Chain Gang All Stars is a tough, grisly, and dense book, and unfortunately it's easy to see the parallels to real events.
I really wanted to like this book, but it was nothing like I expected. It gave off Hunger Game vibes. There were too many characters and why so many TM symbols! I think there was a good idea here, but it got lost in translation.
DNF @ 32%
This was absolutely the best book I read in 2023.
Adjei-Brenyah is such a compelling writer, and he did an amazing job with his debut novel. I have enjoyed his short stories previously and I loved that some of the chapters within this novel felt like encapsulated short stories themselves. His characters are complex and vibrant on the page. Adjei-Brenyah gives readers speculative fiction that feels more like a probable future than a possible one with this story that is modern day racist America's The Gladiator.
I listened to the audio for most of this book and the narrators were spectacular. I also loved the sobering footnotes throughout this book that reminded readers over and over again that though this book is fiction, it is rooted very realistically in today's prison system.
The ending was devastating and cyclical and tinged with a tiny amount of hope. I loved loved loved this book and I would recommend it to anyone but specifically those who enjoy speculative fiction or speculative horror (it is horrifying shut up).
Thank you to NetGalley and the publisher for my ARC!
Chain-Gang All-Stars immerses the reader into a story of a world where prisoners can serve out their time, or join an organization in which the members fight to the death for survival... whose outcome in three years will either be death or freedom.

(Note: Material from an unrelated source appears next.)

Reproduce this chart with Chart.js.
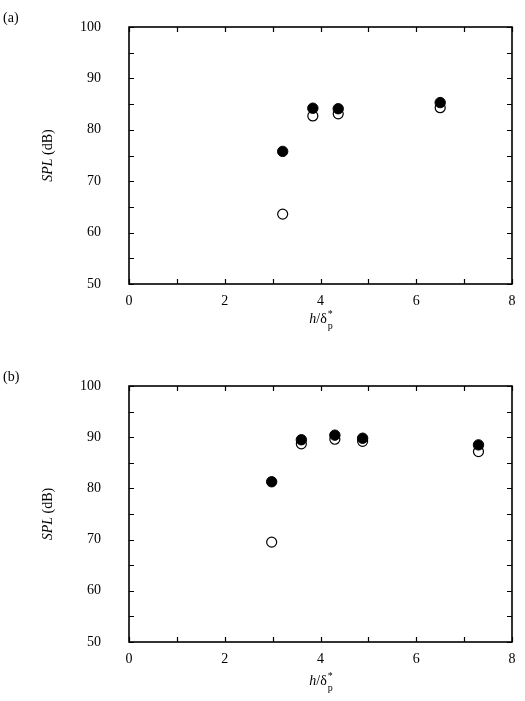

I was hooked to this premise before I even started. The author's note at the beginning drew me in even further. I was fully invested in this book. But the more I read, the less I was interested. I have read many, many rave reviews and they speak of the action-filled story they read. I am not sure we read the same book! I found this a slog to get through and was very let down by the ending. There was such potential, but I was disappointed overall.